The Alternative - a People's Bailout
Bloomberg notes, the 1.2 trillion dollars is "about the same amount U.S. homeowners currently owe on 6.5 million delinquent and foreclosed mortgages."     In other words, the Fed could have chosen to bailout homeowners, but chose not to.  
The hardworking people of our country were left in the cold, at the mercy of their creditors in a deflationary depression.  Meanwhile, the creditors themselves, who created the deflationary depression with their reckless and unregulated money and debt creation practices, were fully shielded from the consequences of their destructive actions. 
If this doesn't exactly describe "the failure of democracy", I'm not sure what else it would take....  "Government by the rich, of the rich, and for the rich", exactly describes the dystopia in which we live.  

Friday, August 19, 2011

Venezuela transfers gold, for "international reserves" - End of dollar dominance near

The monetization of gold as international reserve currency under Chinese/Russian control is proceeding according to (their) plan.  The latest signpost: Venezuela's decision to bring their gold out of Western banks, bringing some of it home and putting some of it into banks in Russia and China (Pravda's coverage here  
Chavez said specifically that his gold will be used to create international reserves: "We're going to nationalize gold and we're going to convert it, among other things, into international reserves," he said.
Converting gold to international reserves???  That should raise eyebrows among anyone who is using their critical thinking skills.  Chavez is speaking of the future here, because prior to now, international reserves were in dollars, and there was no way to "convert" gold into dollars, except by selling the gold.  
Upcoming Gold-backed International Reserve Currency 
What Chavez is referring to is the ongoing effort of China and Russia to create a new international currency backed by gold.  The gold reserves will be monetized, meaning, they will be used as collateral for the issue of the new currency. 
By the way, this is not a conspiracy theory, as this is not a secret plan.  It is, in fact, spoken of openly by Russian and Chinese authorities.  See, for example, this summary of Putin 2009 speech at Davos and Russian President Medvedev unveiled the prototype gold international currency coin in 2009 (    Heck, Putin has been talking of gold as an alternative to dollars as early as 2005 (see: 
For some reason, the Russian-Chinese dollar replacement plan just hasn't made much publicity in Western news sources.   I attribute this partly to a cover up by the Western financial elite that controls the media, and partly to the simple fact that most people are completely ignorant and apathetic about monetary news or issues.  
This ignorance and apathy is unfortunate, because the end of "dollar dominance" will have profound negative consequences on the average American citizen.  As I have said repeatedly in the past, it will entail a massive inflation and economic collapse involving extreme unemployment.
Of course, Russian and Chinese leaders know perfectly well that the end of dollar dominance will have catastrophic consequences on the power of the United States, as the weakened economy is reflected in a weakened military and reduced foreign influence.  That is, after all, precisely why they are doing it! 
Interestingly, we can add Venezuelan President Hugo Chavez as one of the prophets of our current economic doom.  As the Fox story puts it:
"At a summit in 2008, he urged his Latin American allies to begin pulling their reserves out of U.S. banks, warning of a looming economic crisis in the United States."

Thursday, August 18, 2011

AU at all-time high: Thought for the Day

Apropos of an oz. of AU reaching 1830 USD/FRN today:
"Gold is the money of kings, Silver is the money of gentlemen, Barter is the money of peasants, DEBT is the money of slaves."

Tuesday, August 2, 2011

Is American a parasite on the global economy?

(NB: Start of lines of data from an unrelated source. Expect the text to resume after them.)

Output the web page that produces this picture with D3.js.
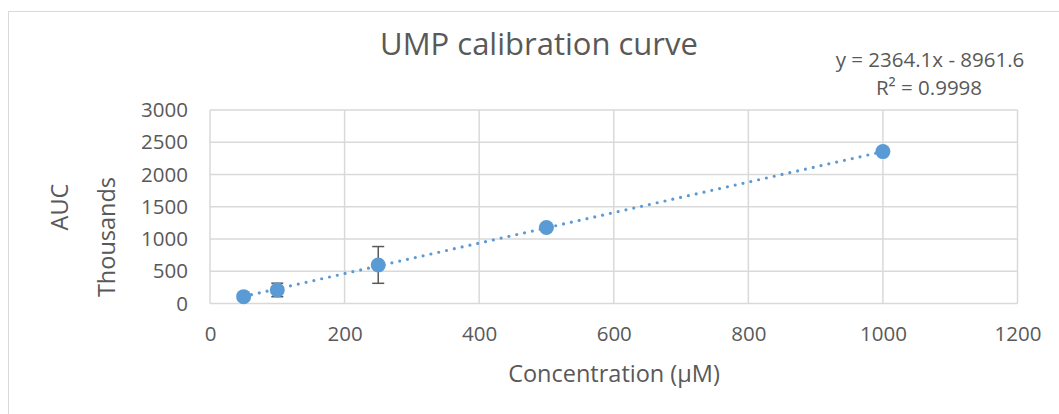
<!DOCTYPE html>
<html><head><meta charset="utf-8">
<script src="https://cdn.jsdelivr.net/npm/d3@7"></script>
<style>body{margin:0;background:#fff}text{font-family:"Open Sans","Noto Sans",sans-serif}</style>
</head><body><svg id="c" width="1059" height="414"></svg>
<script>
const concentrations = [50, 100, 250, 500, 1000];
const aucThousands = [106, 210, 598, 1178, 2355];
const errorThousands = [0, 105, 285, 0, 0];
const xTicks = [0, 200, 400, 600, 800, 1000, 1200];
const yTicks = [0, 500, 1000, 1500, 2000, 2500, 3000];
const slope = 2364.1, intercept = -8961.6;
const title = "UMP calibration curve";
const xTitle = "Concentration (µM)";
const yTitle1 = "AUC", yTitle2 = "Thousands";
const eq1 = "y = 2364.1x - 8961.6", eq2 = "R² = 0.9998";

const svg = d3.select("#c");
const col = "#5b9bd5", txt = "#595959", grid = "#d9d9d9";
svg.append("rect").attr("x",8.5).attr("y",11.5).attr("width",1060).attr("height",420)
  .attr("fill","#fff").attr("stroke","#d9d9d9");

const x = d3.scaleLinear().domain([0,1200]).range([210,1017.5]);
const y = d3.scaleLinear().domain([0,3000]).range([303.5,110]);

const g = svg.append("g");
g.selectAll(".hg").data(yTicks).join("line").attr("x1",x(0)).attr("x2",x(1200))
  .attr("y1",d=>y(d)).attr("y2",d=>y(d)).attr("stroke",grid).attr("stroke-width",1.5);
g.selectAll(".vg").data(xTicks).join("line").attr("y1",y(0)).attr("y2",y(3000))
  .attr("x1",d=>x(d)).attr("x2",d=>x(d)).attr("stroke",grid).attr("stroke-width",1.5);

const xa = svg.append("g").attr("transform",`translate(0,${y(0)})`)
  .call(d3.axisBottom(x).tickValues(xTicks).tickSize(0).tickPadding(23).tickFormat(d3.format("d")));
xa.select(".domain").remove();
xa.selectAll("text").attr("fill",txt).style("font-size","20.5px");
const ya = svg.append("g").attr("transform",`translate(${x(0)},0)`)
  .call(d3.axisLeft(y).tickValues(yTicks).tickSize(0).tickPadding(22).tickFormat(d3.format("d")));
ya.select(".domain").remove();
ya.selectAll("text").attr("fill",txt).style("font-size","20.5px");

// trendline
const f = c => (slope*c + intercept)/1000;
const x0 = d3.min(concentrations), x1 = d3.max(concentrations);
svg.append("line").attr("x1",x(x0)).attr("y1",y(f(x0))).attr("x2",x(x1)).attr("y2",y(f(x1)))
  .attr("stroke",col).attr("stroke-width",3.2).attr("stroke-linecap","round").attr("stroke-dasharray","0 8");

const data = concentrations.map((c,i)=>({c, v:aucThousands[i], e:errorThousands[i]}));
const eb = svg.append("g").attr("stroke","#595959").attr("stroke-width",1.5);
data.filter(d=>d.e>0).forEach(d=>{
  eb.append("line").attr("x1",x(d.c)).attr("x2",x(d.c)).attr("y1",y(d.v+d.e)).attr("y2",y(d.v-d.e));
  [d.v+d.e, d.v-d.e].forEach(v=>eb.append("line").attr("x1",x(d.c)-6).attr("x2",x(d.c)+6).attr("y1",y(v)).attr("y2",y(v)));
});
svg.selectAll(".pt").data(data).join("circle").attr("cx",d=>x(d.c)).attr("cy",d=>y(d.v)).attr("r",7.5).attr("fill",col);

svg.append("text").attr("x",539).attr("y",55).attr("text-anchor","middle").attr("fill",txt).style("font-size","31px").text(title);
svg.append("text").attr("x",614).attr("y",382).attr("text-anchor","middle").attr("fill",txt).style("font-size","23.5px").text(xTitle);
svg.append("text").attr("transform","translate(68,207) rotate(-90)").attr("text-anchor","middle").attr("fill",txt).style("font-size","23.5px").text(yTitle1);
svg.append("text").attr("transform","translate(115,237) rotate(-90)").attr("text-anchor","middle").attr("fill",txt).style("font-size","23.5px").text(yTitle2);
svg.append("text").attr("x",930).attr("y",67).attr("text-anchor","middle").attr("fill",txt).style("font-size","20.5px").text(eq1);
svg.append("text").attr("x",929).attr("y",95).attr("text-anchor","middle").attr("fill",txt).style("font-size","20.5px").text(eq2);
</script></body></html>
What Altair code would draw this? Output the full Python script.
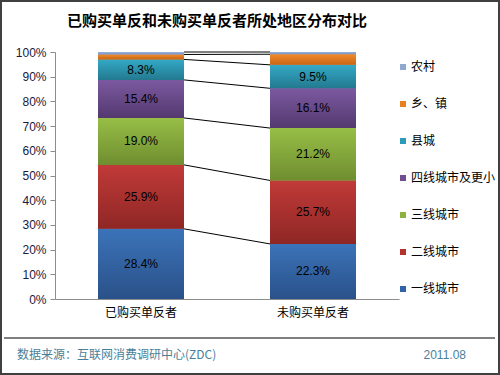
import altair as alt
import numpy as np
import pandas as pd

title_text = "已购买单反和未购买单反者所处地区分布对比"
source_text = "数据来源：互联网消费调研中心(ZDC)"
date_text = "2011.08"

categories = ["已购买单反者", "未购买单反者"]
series = ["一线城市", "二线城市", "三线城市", "四线城市及更小", "县城", "乡、镇", "农村"]
bought = [28.4, 25.9, 19.0, 15.4, 8.3, 2.0, 1.0]
not_bought = [22.3, 25.7, 21.2, 16.1, 9.5, 4.3, 0.9]
show_label = [True, True, True, True, True, False, False]
colors = ["#3163A6", "#B3312F", "#8CB13F", "#6F4F8E", "#2C9BB7", "#E8801F", "#8EA8D2"]
top_colors = ["#3B73B9", "#C03A38", "#97BE46", "#7B59A0", "#34A9C7", "#F38B2B", "#9BB4DB"]
bottom_colors = ["#2A5189", "#8F2725", "#6F8E30", "#54396F", "#23798F", "#C86514", "#7890BE"]
y_ticks = [0, 10, 20, 30, 40, 50, 60, 70, 80, 90, 100]

rows = []
for cat, vals in zip(categories, [bought, not_bought]):
    for i, (s, v) in enumerate(zip(series, vals)):
        rows.append(dict(cat=cat, series=s, val=v, order=i, show=show_label[i]))
df = pd.DataFrame(rows)

links = pd.DataFrame(dict(
    c1=categories[0], c2=categories[1],
    y1=np.cumsum(bought), y2=np.cumsum(not_bought)))

W, H = 344, 247
L, T = 55, 52

xscale = alt.Scale(domain=categories, paddingInner=0.5, paddingOuter=0.25)
yscale = alt.Scale(domain=[0, 100], nice=False)
xaxis = alt.Axis(title=None, labelFont="Noto Sans CJK SC", labelFontSize=12, labelColor="#000000",
                 labelPadding=8, ticks=False, domainColor="#8c8c8c", labelAngle=0)
yaxis = alt.Axis(title=None, values=y_ticks, labelExpr="datum.value + '%'", grid=False,
                 labelFont="Liberation Sans", labelFontSize=12, labelColor="#1a1a40",
                 tickColor="#8c8c8c", domainColor="#8c8c8c", tickSize=5, labelPadding=4)

bars = alt.Chart(df).mark_bar().encode(
    x=alt.X("cat:N", scale=xscale, axis=xaxis, sort=categories),
    y=alt.Y("val:Q", stack="zero", scale=yscale, axis=yaxis),
    color=alt.Color("series:N", sort=series[::-1],
                    scale=alt.Scale(domain=series[::-1], range=colors[::-1]),
                    legend=alt.Legend(title=None, orient="none", legendX=342, legendY=9,
                                      symbolType="square", symbolSize=36, symbolStrokeWidth=0,
                                      labelFont="Noto Sans CJK SC", labelFontSize=12,
                                      labelColor="#000000", rowPadding=25, padding=0,
                                      labelOffset=2, labelLimit=200)),
    order=alt.Order("order:Q", sort="ascending"),
)

stacked = alt.Chart(df).transform_stack(
    stack="val", groupby=["cat"], as_=["y0", "y1"],
    sort=[alt.SortField("order", order="ascending")]
)

grad_layers = []
for i, s in enumerate(series):
    grad = alt.LinearGradient(
        gradient="linear", x1=0, y1=0, x2=0, y2=1,
        stops=[alt.GradientStop(offset=0, color=top_colors[i]),
               alt.GradientStop(offset=1, color=bottom_colors[i])])
    grad_layers.append(
        stacked.transform_filter(alt.datum.series == s).mark_bar(color=grad).encode(
            x=alt.X("cat:N", scale=xscale, axis=xaxis, sort=categories),
            y=alt.Y("y1:Q", scale=yscale, axis=yaxis),
            y2="y0:Q",
        )
    )

labels = stacked.transform_filter("datum.show").transform_calculate(
    mid="(datum.y0 + datum.y1) / 2",
    lab="format(datum.val, '.1f') + '%'"
).mark_text(font="Liberation Sans", fontSize=12, color="#000000").encode(
    x=alt.X("cat:N", scale=xscale, axis=xaxis, sort=categories),
    y=alt.Y("mid:Q", scale=yscale, axis=yaxis),
    text="lab:N",
)

rules = alt.Chart(links).mark_rule(color="#000000", strokeWidth=1).encode(
    x=alt.X("c1:N", scale=xscale, axis=xaxis, sort=categories, bandPosition=1),
    x2=alt.X2("c2", bandPosition=0),
    y=alt.Y("y1:Q", scale=yscale, axis=yaxis),
    y2="y2:Q",
)

title = alt.Chart(pd.DataFrame({"t": [title_text]})).mark_text(
    font="Noto Sans CJK SC", fontSize=15, fontWeight="bold", color="#000000", baseline="middle"
).encode(x=alt.value(162), y=alt.value(-31), text="t:N")

source = alt.Chart(pd.DataFrame({"t": [source_text]})).mark_text(
    font="Noto Sans CJK SC", fontSize=12, color="#4A7F9A", align="left", baseline="middle"
).encode(x=alt.value(-38), y=alt.value(303), text="t:N")

date = alt.Chart(pd.DataFrame({"t": [date_text]})).mark_text(
    font="Liberation Sans", fontSize=12, color="#4A7F9A", align="right", baseline="middle"
).encode(x=alt.value(411), y=alt.value(303), text="t:N")

footer_line = alt.Chart(pd.DataFrame({"a": [0]})).mark_rule(color="#000000", strokeWidth=1).encode(
    x=alt.value(-51), x2=alt.value(440), y=alt.value(286))

border = alt.Chart(pd.DataFrame({"a": [0]})).mark_rect(
    fillOpacity=0, stroke="#404040", strokeWidth=2).encode(
    x=alt.value(-54), x2=alt.value(444), y=alt.value(-51), y2=alt.value(322))

chart = alt.layer(bars, *grad_layers, rules, labels, title, source, date, footer_line, border).properties(
    width=W, height=H,
    autosize=alt.AutoSizeParams(type="none"),
    padding={"left": L, "top": T, "right": 500 - L - W, "bottom": 375 - T - H},
    background="#ffffff",
).configure_view(stroke=None)

chart.save("out.html", embed_options={"renderer": "svg", "actions": False})
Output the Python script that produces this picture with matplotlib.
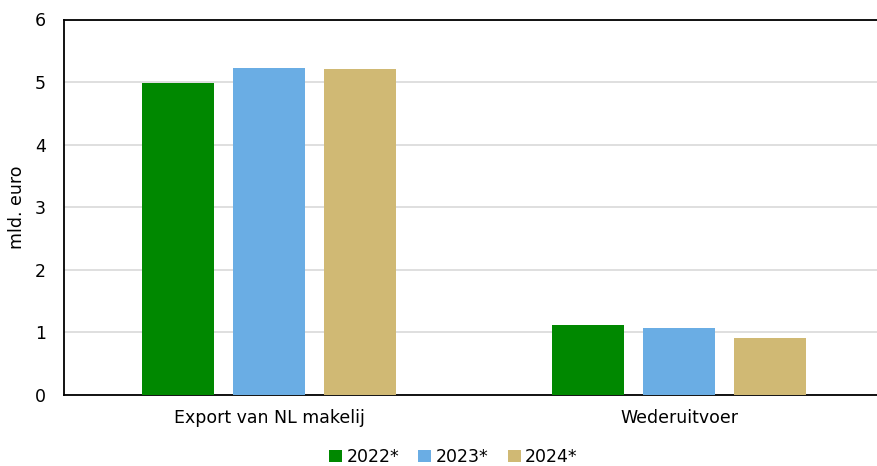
import matplotlib
matplotlib.use("Agg")
import matplotlib.pyplot as plt
import numpy as np

categories = ["Export van NL makelij", "Wederuitvoer"]
series = ["2022*", "2023*", "2024*"]
values_2022 = [4.98, 1.12]
values_2023 = [5.22, 1.07]
values_2024 = [5.21, 0.91]
colors = ["#008800", "#6aade4", "#d0b974"]

plt.rcParams['font.family'] = ['DejaVu Sans']
fig = plt.figure(figsize=(8.77, 4.66), dpi=100)
ax = fig.add_axes([64/877, 1-395/466, 1-64/877, (395-19.5)/466])

x = np.arange(len(categories))
w = 0.1756
off = 0.222
for i, (vals, lab, c) in enumerate(zip([values_2022, values_2023, values_2024], series, colors)):
    ax.bar(x + (i-1)*off, vals, width=w, color=c, label=lab, zorder=3)

ax.set_xlim(-0.5, 1.483)
ax.set_ylim(0, 6)
ax.set_yticks(range(0, 7))
ax.yaxis.grid(True, color="#d9d9d9", linewidth=1.2, zorder=0)
ax.set_axisbelow(True)
ax.set_xticks(x)
ax.set_xticklabels(categories)
fs = 12.5
ax.tick_params(axis='both', length=0, labelsize=fs)
ax.tick_params(axis='x', pad=10)
ax.tick_params(axis='y', pad=13)
for s in ['left', 'top', 'bottom']:
    ax.spines[s].set_color('black')
    ax.spines[s].set_linewidth(1.3)
ax.spines['right'].set_visible(False)
ax.set_ylabel("mld. euro", fontsize=fs, labelpad=6)

ax.legend(loc='center', bbox_to_anchor=(0.479, -0.165), ncol=3, frameon=False,
          fontsize=fs, handlelength=0.75, handleheight=0.75, handletextpad=0.25,
          columnspacing=1.1, borderpad=0)

fig.savefig("out.png", dpi=100)
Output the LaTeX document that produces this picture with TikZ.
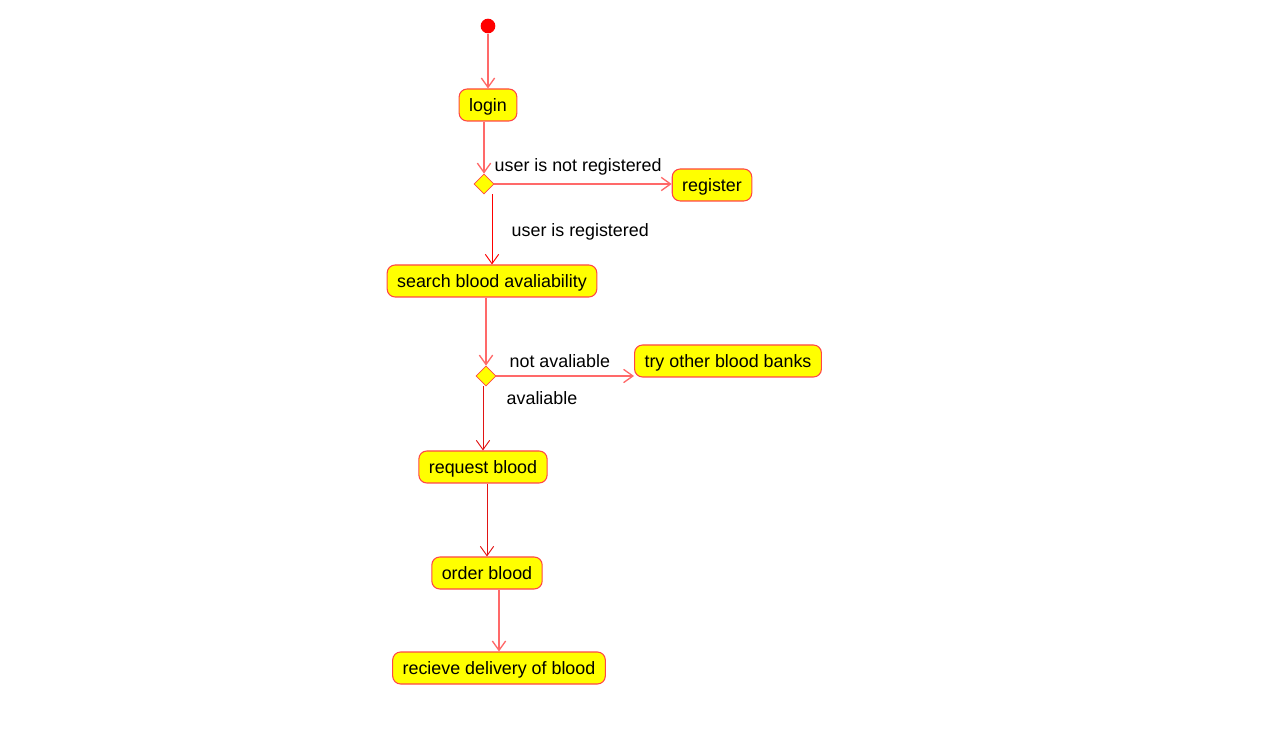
\documentclass[tikz,border=0pt]{standalone}
\usepackage{fontspec}
\setmainfont{Liberation Sans}
\usepackage{xcolor}
\usetikzlibrary{arrows.meta, positioning, shapes.geometric}
\definecolor{boxred}{RGB}{255,70,70}
\definecolor{flowred}{RGB}{255,105,105}
\definecolor{deepred}{RGB}{225,20,20}
\definecolor{boxyellow}{RGB}{255,255,0}

\begin{document}
\begin{tikzpicture}[x=0.75pt, y=-0.75pt,
  activity/.style={draw=boxred, fill=boxyellow, rounded corners=6pt, line width=0.8pt,
    minimum height=24pt, inner xsep=7.5pt, text height=11.5pt, text depth=2pt,
    font=\fontsize{13.4}{15}\selectfont},
  decision/.style={draw=boxred, fill=boxyellow, diamond, inner sep=0pt, minimum size=15pt, line width=0.6pt},
  guard/.style={anchor=west, font=\fontsize{13.4}{15}\selectfont},
  flow/.style={flowred, line width=1pt, -{Straight Barb[length=7pt, width=10pt]}},
  thinflow/.style={deepred, line width=0.7pt, -{Straight Barb[length=7pt, width=10pt]}}]
\useasboundingbox (0,0) rectangle (1261,741);

% Start
\node[circle, fill=red, minimum size=11pt, inner sep=0pt] (start) at (488,26) {};

% Activities
\node[activity] (login) at (488,105) {login};
\node[decision] (dec1) at (484,184) {};
\node[activity] (register) at (712,185) {register};
\node[activity] (search) at (492,281) {search blood avaliability};
\node[decision] (dec2) at (486,376) {};
\node[activity] (tryother) at (728,361) {try other blood banks};
\node[activity] (request) at (483,467) {request blood};
\node[activity] (order) at (487,573) {order blood};
\node[activity] (receive) at (499,668) {recieve delivery of blood};

% Guards
\node[guard] (notreg) at (490,167) {user is not registered};
\node[guard] (isreg) at (507,232) {user is registered};
\node[guard] (notav) at (505,361) {not avaliable};
\node[guard] (av) at (502,398) {avaliable};

% Flows
\draw[flow] (start) -- (login);
\draw[flow] ([xshift=-3pt]login.south) -- (dec1.north);
\draw[flow] (dec1.east) -- (dec1.east -| register.west);
\draw[thinflow, red] (search.north |- dec1.south) -- (search.north);
\draw[flow] (search.south -| dec2.north) -- (dec2.north);
\draw[flow] (dec2.east) -- (dec2.east -| tryother.west);
\draw[thinflow] (request.north |- dec2.south) -- (request.north);
\draw[thinflow] (order.north |- request.south) -- (order.north);
\draw[flow] (receive.north |- order.south) -- (receive.north);

\end{tikzpicture}
\end{document}
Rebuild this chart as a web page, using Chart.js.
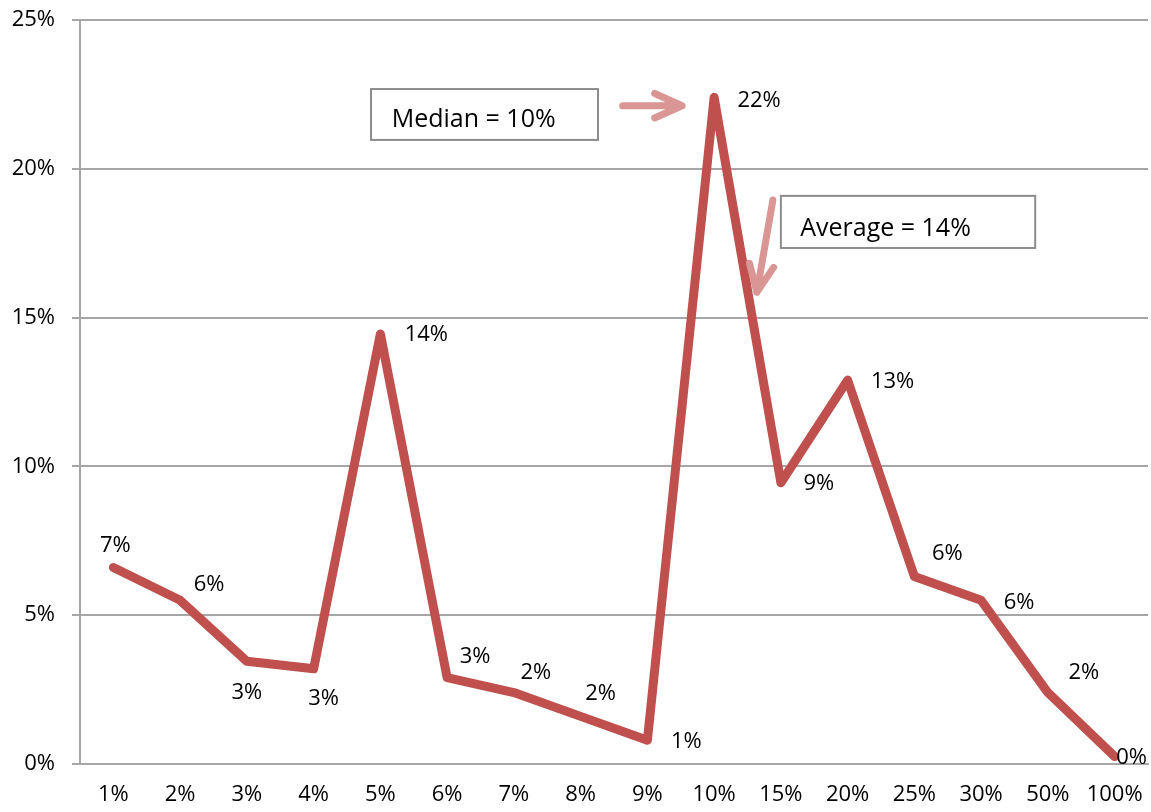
<!DOCTYPE html>
<html>
<head>
<meta charset="utf-8">
<script src="https://cdn.jsdelivr.net/npm/chart.js@4.4.0/dist/chart.umd.min.js"></script>
<style>
  html, body { margin: 0; padding: 0; background: #fff; }
  #wrap { width: 1151px; height: 812px; }
</style>
</head>
<body>
<div id="wrap"><canvas id="myChart"></canvas></div>
<script>
// categories and values (percent)
const categories = ['1%', '2%', '3%', '4%', '5%', '6%', '7%', '8%', '9%', '10%', '15%', '20%', '25%', '30%', '50%', '100%'];
const shares = [6.6, 5.5, 3.45, 3.2, 14.45, 2.9, 2.4, 1.6, 0.8, 22.4, 9.45, 12.9, 6.3, 5.5, 2.4, 0.25];
const yTicks = [0, 5, 10, 15, 20, 25];

// where each data label sits relative to its point (px)
const labelOffsets = [
    [2, -22], [29, -16], [0, 31], [10, 30], [46, 1], [28, -21], [22, -20], [20, -23],
    [39, 2], [45, 3], [38, 1], [45, 2], [33, -23], [38, 2], [36, -20], [17, 1]
];

const FONT = '"Open Sans", "Liberation Sans", sans-serif';

// data labels
const labelPlugin = {
    id: 'pointLabels',
    afterDatasetsDraw(chart) {
        const ctx = chart.ctx;
        const meta = chart.getDatasetMeta(0);
        ctx.save();
        ctx.font = '22px ' + FONT;
        ctx.fillStyle = '#000';
        ctx.textAlign = 'center';
        ctx.textBaseline = 'middle';
        meta.data.forEach((pt, i) => {
            const off = labelOffsets[i];
            ctx.fillText(Math.round(shares[i]) + '%', pt.x + off[0], pt.y + off[1]);
        });
        ctx.restore();
    }
};

// callout boxes and arrows, placed in axis units (category index, percent)
const calloutPlugin = {
    id: 'callouts',
    afterDatasetsDraw(chart) {
        const ctx = chart.ctx;
        const xs = chart.scales.x, ys = chart.scales.y;
        const px = i => xs.getPixelForValue(i);
        const py = v => ys.getPixelForValue(v);

        function box(x0, x1, y0, y1, text, tx, ty) {
            ctx.save();
            ctx.fillStyle = '#fff';
            ctx.strokeStyle = '#8c8c8c';
            ctx.lineWidth = 2;
            const l = px(x0), r = px(x1), t = py(y0), b = py(y1);
            ctx.fillRect(l, t, r - l, b - t);
            ctx.strokeRect(l, t, r - l, b - t);
            ctx.font = '25px ' + FONT;
            ctx.fillStyle = '#000';
            ctx.textAlign = 'left';
            ctx.textBaseline = 'middle';
            ctx.fillText(text, px(tx), py(ty));
            ctx.restore();
        }

        function arrow(x0, y0, x1, y1) {
            const ax = px(x0), ay = py(y0), bx = px(x1), by = py(y1);
            const ang = Math.atan2(by - ay, bx - ax);
            const len = 30, spread = 0.42;
            ctx.save();
            ctx.strokeStyle = '#DA9694';
            ctx.lineWidth = 7;
            ctx.lineCap = 'round';
            ctx.lineJoin = 'round';
            ctx.beginPath();
            ctx.moveTo(ax, ay);
            ctx.lineTo(bx, by);
            ctx.moveTo(bx - len * Math.cos(ang - spread), by - len * Math.sin(ang - spread));
            ctx.lineTo(bx, by);
            ctx.lineTo(bx - len * Math.cos(ang + spread), by - len * Math.sin(ang + spread));
            ctx.stroke();
            ctx.restore();
        }

        box(3.86, 7.26, 22.68, 20.97, 'Median = 10%', 4.17, 21.65);
        arrow(7.63, 22.12, 8.52, 22.12);
        box(10.0, 13.81, 19.09, 17.34, 'Average = 14%', 10.29, 17.98);
        arrow(9.88, 18.95, 9.64, 15.85);
    }
};

const ctx = document.getElementById('myChart').getContext('2d');
const myChart = new Chart(ctx, {
    type: 'line',
    data: {
        labels: categories,
        datasets: [{
            data: shares,
            borderColor: '#C0504D',
            borderWidth: 9,
            borderCapStyle: 'round',
            borderJoinStyle: 'round',
            pointRadius: 0,
            tension: 0,
            fill: false
        }]
    },
    options: {
        responsive: true,
        maintainAspectRatio: false,
        animation: false,
        layout: { padding: { top: 20, right: 3, left: 0, bottom: 0 } },
        plugins: {
            legend: { display: false },
            tooltip: { enabled: false }
        },
        scales: {
            x: {
                offset: true,
                grid: { display: false, drawTicks: false },
                border: { display: true, color: '#a6a6a6', width: 2 },
                ticks: {
                    color: '#000',
                    font: { family: FONT, size: 22 },
                    padding: 18,
                    maxRotation: 0,
                    autoSkip: false
                },
                afterFit(scale) {
                    scale.height = 48;
                    scale.paddingLeft = 0;
                    scale.paddingRight = 0;
                }
            },
            y: {
                min: 0,
                max: 25,
                afterBuildTicks(scale) { scale.ticks = yTicks.map(v => ({ value: v })); },
                grid: { color: '#a6a6a6', lineWidth: 2, tickLength: 8 },
                border: { display: true, color: '#a6a6a6', width: 2 },
                ticks: {
                    color: '#000',
                    font: { family: FONT, size: 22 },
                    padding: 17,
                    callback: v => v + '%'
                },
                afterFit(scale) {
                    scale.width = 80;
                    scale.paddingTop = 0;
                    scale.paddingBottom = 0;
                }
            }
        }
    },
    plugins: [labelPlugin, calloutPlugin]
});
</script>
</body>
</html>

Many economically educated citizens are familiar with the idea that inflation is an attack on savers.  Of course, that is true, but in today's economic world, that means American inflation is an attack on the rest of the world, primarily.  Most Americans don't realize that the rest of the world holds their savings in dollars, far more so than Americans save themselves. 
It is difficult to calculate the total benefits that accrue to Americans because the dollar is the international currency.  The primary benefit is that our stores are flooded with cheap goods.  It also means we can run huge budget deficits, and thus rely on government to keep us employed.
Basically, it means Putin is correct: we are living high on the hog, consuming far more than we produce, essentially like a parasite on the productive work of others.  
The primary downside to our situation is that our industrial/productive base gets wiped out by cheap foreign goods.  The high value of the dollar also spurs foreign immigration, because they can make so much more working here than at home.
In all, you can easily see, it is not a good system for Americans.  Bigger government, less jobs, more immigrants, all in exchange for cheap foreign goods...    Jeez, hardly seems like any upside when you look at it like that.
Oh yeah, and lets not forget the Islamic angle: the whole system is predicated on our military support for Saudi Arabia and other oil-rich authoritarian states.  Thus we get flooded with waves of "Religion of Peace" propaganda funded by Arabian wealth, while betraying our democratic and Christian ideals. 
When the Dollar Breaks
Russia, along with China, are working steadily to get off the dollar.   If and when they manage to break the dollar, the American economy will undergo a severe shock.   
When it happens we will see:
-a huge inflationary spike (with possible hyperinflation)
-a massive downsizing of government
-a huge wave of unemployment
We will have to start from scratch, rebuilding our productive economy to earn import trade, rather than just receive it as the beneficiary of being the world's ultimate privileged consumer (trading our paper money and debt for their real goods).  We will all be poverty-stricken compared to today. 
It will happen eventually.  The longer we degrade our industrial capacity, and the more we depend on government employment, the worse off we will be when it finally happens.